2.Davalı-davacı kadın 31.07.2023 havale tarihli beyan dilekçesinde; eşi ile barışması nedeniyle boşanma davasından vazgeçtiğini belirtmiştir.
3.Davalı-davacı kadın 10.08.2023 havale tarihli beyan dilekçesinde; lehine hükmedilen aylık 900,00 TL nafakanın aylık 3.000,00 TL'ye yükseltilmesini talep etmiştir.
C. Gerekçe
1. Uyuşmazlık ve Hukuki Nitelendirme
Uyuşmazlık, erkek tarafından açılan evlilik birliğinin temelinden sarsılması hukuki nedenine dayalı boşanma davasında; geçimsizlik bulunup bulumadığı, bulunmaktaysa kusurun kimden kaynaklandığı, delillerin usul kurallarına uygun toplanıp toplanmadığı, davanın kabulü koşullarının oluşup oluşmadığı noktasında toplanmaktadır.
2. İlgili Hukuk
6100 sayılı Kanun'un 190 ıncı maddesi, 243 üncü maddesinin birinci fıkrası, 369 uncu maddesinin birinci fıkrası ile 370 ve 371 inci maddeleri. 4721 sayılı Türk Medeni Kanunu'nun 6 ncı ve 166 ncı maddesinin birinci ve ikinci fıkrası.
3. Değerlendirme
1.Bölge adliye mahkemelerinin nihai kararlarının bozulması 6100 sayılı Kanun'un 371 inci maddesinde yer alan sebeplerden birinin varlığı hâlinde mümkündür.

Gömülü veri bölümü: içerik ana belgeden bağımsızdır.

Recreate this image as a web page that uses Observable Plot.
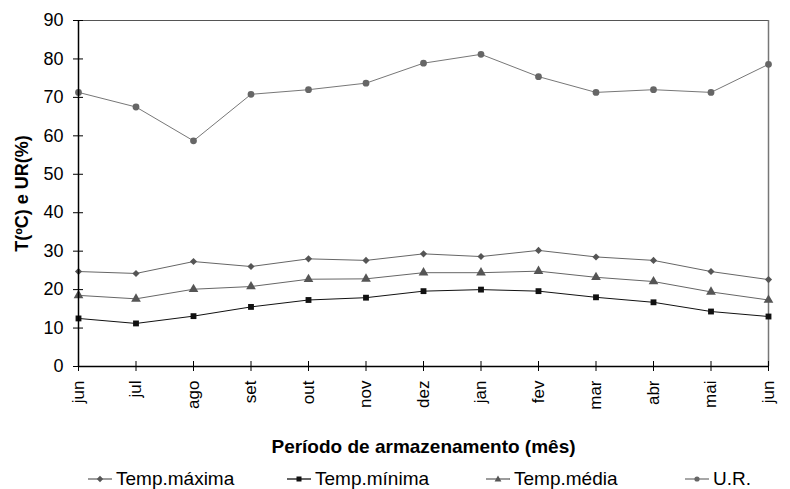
<!DOCTYPE html>
<html>
<head>
<meta charset="utf-8">
<script src="https://cdn.jsdelivr.net/npm/d3@7"></script>
<script src="https://cdn.jsdelivr.net/npm/@observablehq/plot@0.6"></script>
<style>
  body { margin: 0; background: #fff; font-family: "Liberation Sans", Arial, sans-serif; }
  #chart svg { display: block; }
  [aria-label="x-axis label"] text { font-weight: bold; font-size: 19px; }
  [aria-label="y-axis label"] text { font-weight: bold; font-size: 18px; }
  #legend { position: relative; height: 29px; font-size: 19px; color: #000; }
  .item { position: absolute; top: 8px; display: flex; align-items: center; height: 22px; }
  .item svg { margin-right: 4px; }
</style>
</head>
<body>
<div id="chart"></div>
<div id="legend"></div>
<script>
const months = ["jun","jul","ago","set","out","nov","dez","jan","fev","mar","abr","mai","jun"];
const tempMax = [24.7, 24.2, 27.3, 26.0, 28.0, 27.6, 29.3, 28.6, 30.2, 28.5, 27.6, 24.7, 22.6];
const tempMin = [12.5, 11.2, 13.1, 15.5, 17.3, 17.9, 19.6, 20.0, 19.6, 18.0, 16.7, 14.3, 13.0];
const tempMed = [18.5, 17.6, 20.1, 20.8, 22.7, 22.8, 24.4, 24.4, 24.8, 23.2, 22.1, 19.4, 17.3];
const ur      = [71.3, 67.5, 58.7, 70.8, 72.0, 73.7, 78.9, 81.2, 75.4, 71.3, 72.0, 71.3, 78.6];
const yTicks = [0, 10, 20, 30, 40, 50, 60, 70, 80, 90];

const seriesDefs = [
  {name: "Temp.máxima", values: tempMax, symbol: "diamond2", line: "#666", fill: "#555", r: 3.2},
  {name: "Temp.mínima", values: tempMin, symbol: "square", line: "#111", fill: "#111", r: 3.3},
  {name: "Temp.média", values: tempMed, symbol: "triangle", line: "#666", fill: "#555", r: 3.6},
  {name: "U.R.", values: ur, symbol: "circle", line: "#777", fill: "#666", r: 3.4}
];
const idx = months.map((_, i) => i);

const marks = [
  Plot.ruleY([90], {stroke: "#555", strokeWidth: 1.2}),
  Plot.ruleX([months.length - 1], {stroke: "#777", strokeWidth: 1.5}),
  Plot.axisY({ticks: yTicks, tickSize: 5, tickPadding: 10, fontSize: 18, label: "T(ºC) e UR(%)", labelAnchor: "center", labelOffset: 63, labelArrow: "none", stroke: "#000"}),
  Plot.axisY({ticks: yTicks, tickSize: -5, tickFormat: () => "", label: null, stroke: "#000"}),
  Plot.axisX({ticks: idx, tickFormat: i => months[i], tickSize: 5, tickPadding: 9, tickRotate: -90, fontSize: 17, label: "Período de armazenamento (mês)", labelAnchor: "center", labelOffset: 86, labelArrow: "none", stroke: "#000"}),
  Plot.axisX({ticks: idx, tickSize: -5, tickFormat: () => "", label: null, stroke: "#000"}),
];
for (const s of seriesDefs) {
  const data = s.values.map((v, i) => ({i, v}));
  marks.push(Plot.line(data, {x: "i", y: "v", stroke: s.line, strokeWidth: 1}));
  marks.push(Plot.dot(data, {x: "i", y: "v", symbol: () => s.symbol, fill: s.fill, stroke: "none", r: s.r}));
}
marks.push(Plot.ruleX([0], {stroke: "#000", strokeWidth: 1.5}));
marks.push(Plot.ruleY([0], {stroke: "#000", strokeWidth: 1.5}));

const chart = Plot.plot({
  width: 790,
  height: 460,
  marginLeft: 78,
  marginRight: 22,
  marginTop: 20,
  marginBottom: 94,
  style: {fontFamily: "'Liberation Sans', Arial, sans-serif", fontSize: "17px", color: "#000", background: "#fff"},
  x: {type: "linear", domain: [0, months.length - 1]},
  y: {domain: [0, 90]},
  symbol: {type: "identity"},
  marks
});
document.getElementById("chart").appendChild(chart);

// Legend
const legend = document.getElementById("legend");
const shapes = {
  "diamond2": '<path d="M12 1.8 L15.2 5 L12 8.2 L8.8 5 Z"/>',
  "square": '<rect x="9.5" y="2.5" width="5" height="5"/>',
  "triangle": '<path d="M12 1.6 L15.4 7.6 L8.6 7.6 Z"/>',
  "circle": '<circle cx="12" cy="5" r="2.6"/>'
};
seriesDefs.forEach((s, k) => {
  const div = document.createElement("div");
  div.className = "item";
  div.style.left = (88 + k * 199) + "px";
  div.innerHTML = `<svg width="24" height="10"><line x1="0" x2="24" y1="5" y2="5" stroke="${s.line}" stroke-width="1.3"/><g fill="${s.fill}">${shapes[s.symbol]}</g></svg><span>${s.name}</span>`;
  legend.appendChild(div);
});
</script>
</body>
</html>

2. Temyizen ..., tarafların karşılıklı iddia ve savunmalarına, dayandıkları belgelere, uyuşmazlığa uygulanması gereken hukuk kuralları ile hukuki ilişkinin nitelendirilmesine, dava şartlarına, yargılama ve ispat kuralları ile kararda belirtilen gerekçelere, delillerin takdirinde hata görülmemesine ve özellikle ... erkek tarafından; her ne kadar verilen süre geçtikten sonra tanık listesi ibraz edilmiş ise de; 6100 sayılı Kanun'un 243 üncü maddesinin birinci fıkrası gereğince; erkeğin takip eden celse tanıklarını hazır ettiğinin, hükme de hazır edildiği için dinlenen tanıkların beyanlarının esas alındığının anlaşılmasına göre usul ve kanuna uygun olup davalı-davacı kadın vekilince temyiz dilekçesinde ileri sürülen nedenler kararın bozulmasını gerektirecek nitelikte görülmemiştir.
VI. KARAR
Açıklanan sebeple;
1.Davalı-davacı kadın vekilinin birleşen bağımsız tedbir nafakası davasının reddedilen kısmına yönelik temyiz dilekçesinin miktardan REDDİNE,
2.Davalı- davacı kadın vekilinin diğer temyiz itirazlarının incelenmesine gelince;
Temyiz olunan Bölge Adliye Mahkemesi kararının 6100 sayılı Kanun'un 370 inci maddesinin birinci fıkrası uyarınca ONANMASINA,
Adli yardımdan yararlanması sebebi ile başlangıçta alınmamış olan aşağıda yazılı karar ve ilam harcı ile temyiz başvuru harcının Nejla'ya yükletilmesine,
Dosyanın İlk Derece Mahkemesine, kararın bir örneğinin Bölge Adliye Mahkemesine gönderilmesine,
29.02.2024 tarihinde oy birliğiyle karar verildi.